No, non completi ma ho portato un sacco di riff e via dicendo che hanno dato il via alle canzoni. L’ho fatto anche su questo disco ma noi componiamo insieme, scriviamo tutti insieme e contribuiamo tutti alle idee. Se porto un riff, mi viene detto: “Ok, mi piace!”…partecipiamo tutti in modo equo. Per esempio, su questo disco ‘What Goes Around Comes Around‘ è un pezzo portato da Marco (Mendoza, n.d.M.) e ci abbiamo lavorato insieme…poi c’è…come si chiama? ‘Can’t Take It With You‘ che è un riff portato alla band da John (Corabi, n.d.M.)…il tutto è molto bilanciato e tutti abbiamo scritto qualcosa!

 

Cosa ci puoi dire degli eventi Daisyland, cosa succede là?

E’ una gran cosa, un sacco di divertimento, suoniamo direttamente per i fan, proprio in faccia! E’ un tipo di situazione molto libera…suoniamo qualche cover e qualche canzone nostra, è fantastico! Lo facciamo tutti i giorni quando siamo gli headliner, facciamo un Daisyland, per lo più acustico-elettrico: ci mettiamo proprio davanti al palco e suoniamo per le prime 50-100 persone che arrivano al locale! E’ una cosa figa ed è assolutamente gratuita: se avete il biglietto, potete entrare!

 

Ah ok, non c’è bisogno di biglietti V.I.P. o cose simili, è una gran cosa e non è così comune di questi tempi!

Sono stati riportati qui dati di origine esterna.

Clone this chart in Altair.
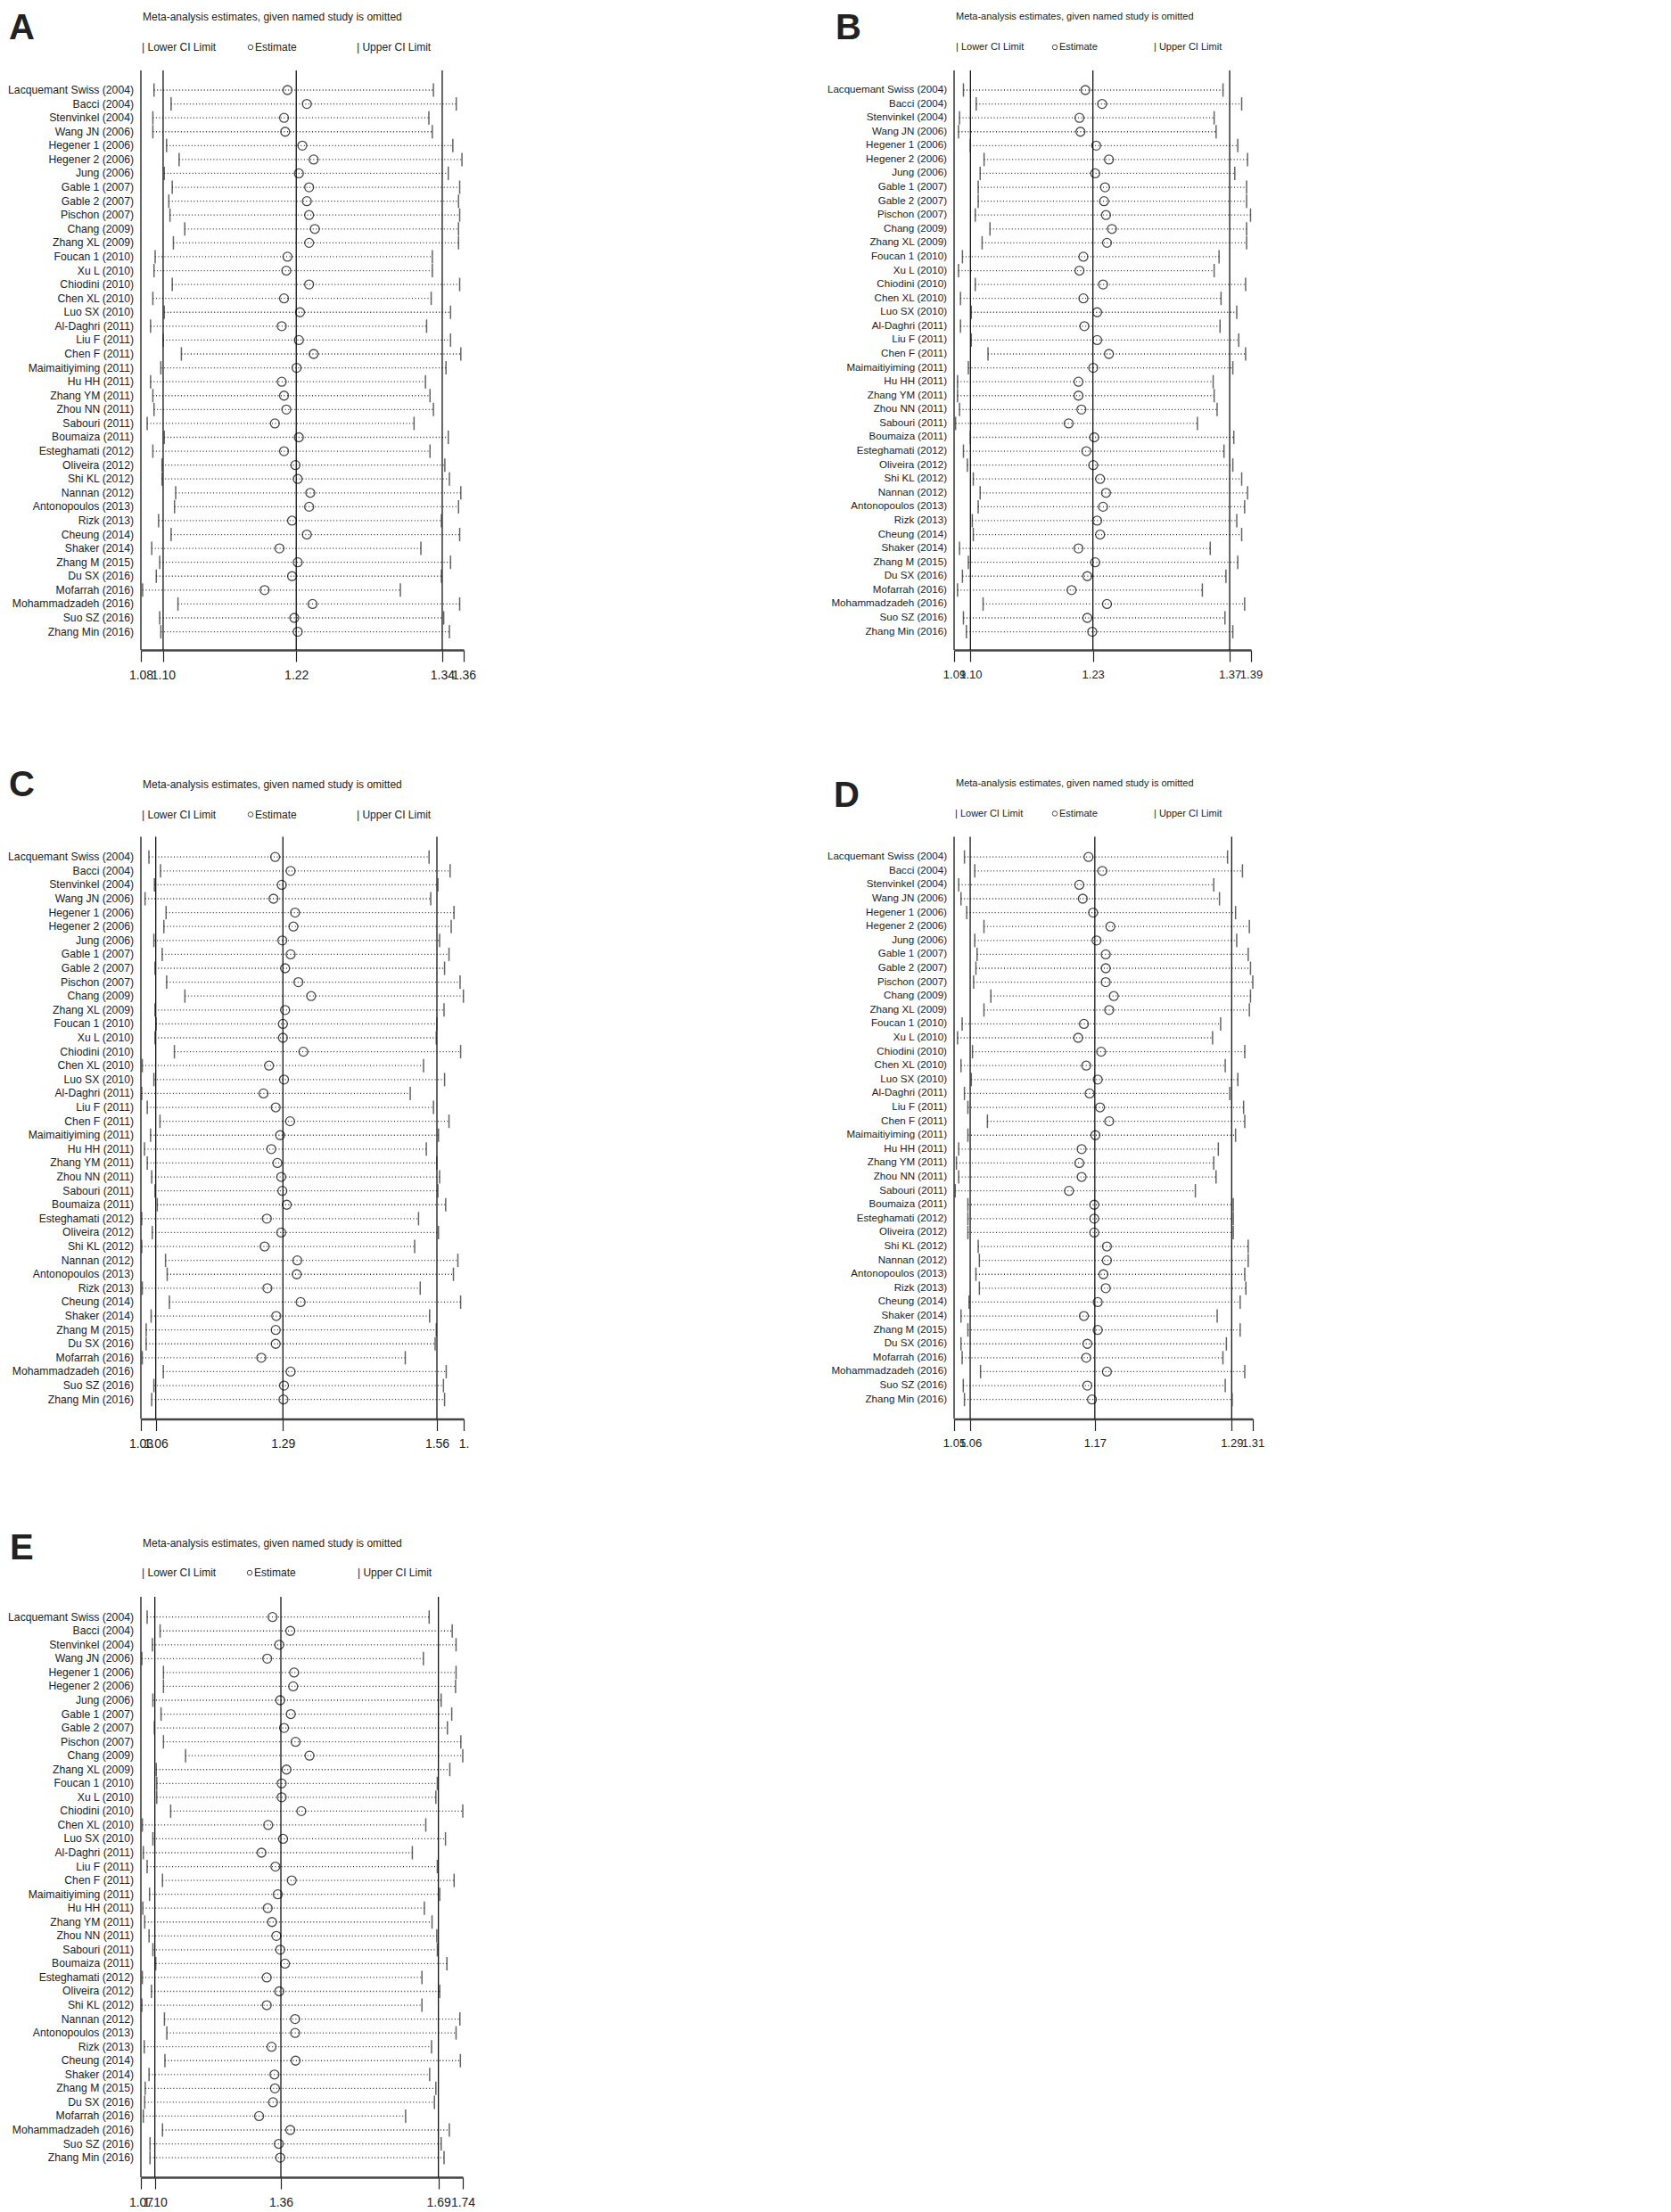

No, lo so, è molto bello che siamo in grado di farlo, ne siamo grati!

 

Una volta hai detto: “Non sono uno di quei tipi che segue quello che va di moda. Preferisco fare quello che mi viene di fare meglio e farlo al massimo della mia abilità”. Quali erano in passato e quali sono oggi le tue ispirazioni principali come chitarrista?

Beh, nel passato erano tipi come Jimmy Page, Ritchie Blackmore, Tony Iommi, Randy Rhoads, Eddie Van Halen, Eric Clapton, Jimi Hendrix, Stevie Ray Vaughan e lo sono ancora! Nessuno mi ispira di più dei miei eroi: Gary Moore è immenso. Ho appena suonato su un tributo a Gary Moore  che include tutti i suoi amici e membri della band: John Sykes, Steve Lukather, Steve Morse…io ho suonato un brano chiamato ‘The Loner‘, amo Gary!

 

Quali sono i tuoi ricordi legati al suonare e registrare negli anni Ottanta e Novanta? Come descriveresti quei giorni alle giovani generazioni che vivono in questa bizzarra era digitale?

La cosa migliore che le band possono fare è adattarsi all’industria musicale. Negli anni Ottanta era completamente diverso, le etichette pagavano tutto, tu andavi in tour ed era tutto diverso! Oggi abbiamo Internet e bisogna lavorare con Internet a proprio vantaggio!

 

Quindi pensi che ci siano aspetti positivi e negativi legati ad Internet o pensi sia solo qualcosa di positivo?

No, è molto positivo! Ci sono un sacco di cose che oggi si possono fare che allora erano impossibili, è molto positivo e mi piace! Bisogna adattarsi, ha cambiato tutto ma ogni business cambia ed è cambiato!

 

C’è qualcosa che ti manca o che non ti manca dei giorni con gli Whitesnake e Ronnie James Dio?

Ohhh, quelli erano tempi grandiosi e mi manca suonare con quella gente! Di certo è stato grande…no, tutto è bello! Sono molto felice di andare avanti con la mia vita, ho una famiglia, dei bambini piccoli e tutto va bene!
 

Quindi solo bei ricordi di quei giorni…

Certo, naturalmente! Non c’era nulla di brutto…non sarei qui se non fosse per Ronnie, Ronnie mi ha fatto arrivare qui!

 

Il mese prossimo i Dead Daisies arriveranno in Italia! Cosa possiamo aspettarci dal vostro show?

Sarà una grande festa divertente, l’ultimo concerto dell’anno per noi. Abbiamo una scaletta nuova di zecca, canzoni nuove, nuovi arrangiamenti e inoltre il concerto Daisyland prima dello show! Sarà divertentissimo!

 

Puoi mandare un messaggio e saluto finali ai fan italiani dei Dead Daisies?

Ci sono così tanti fan incredibili in Italia, sono fortunato ad avere così tanti fan e amici, ci sono così tanti fan che ho incontrato in Italia in tutti questi anni, per me è fantastico e apprezzo davvero il supporto per i Dead Daisies e per tutto quello che ho fatto, lo apprezzo sul serio! Non vedo l’ora di vedervi…

 

Hai suonato tante volte in Italia?

Sì, sì, molte volte…probabilmente un paio di dozzine!

 

Oddio, è fantastico…non vedo l’ora di incontrarti, Doug!

Non vedo l’ora anche io di incontrarti, Mickey, grazie davvero amico mio, ti auguro il meglio…grazie mille! Grazie amico, ciao!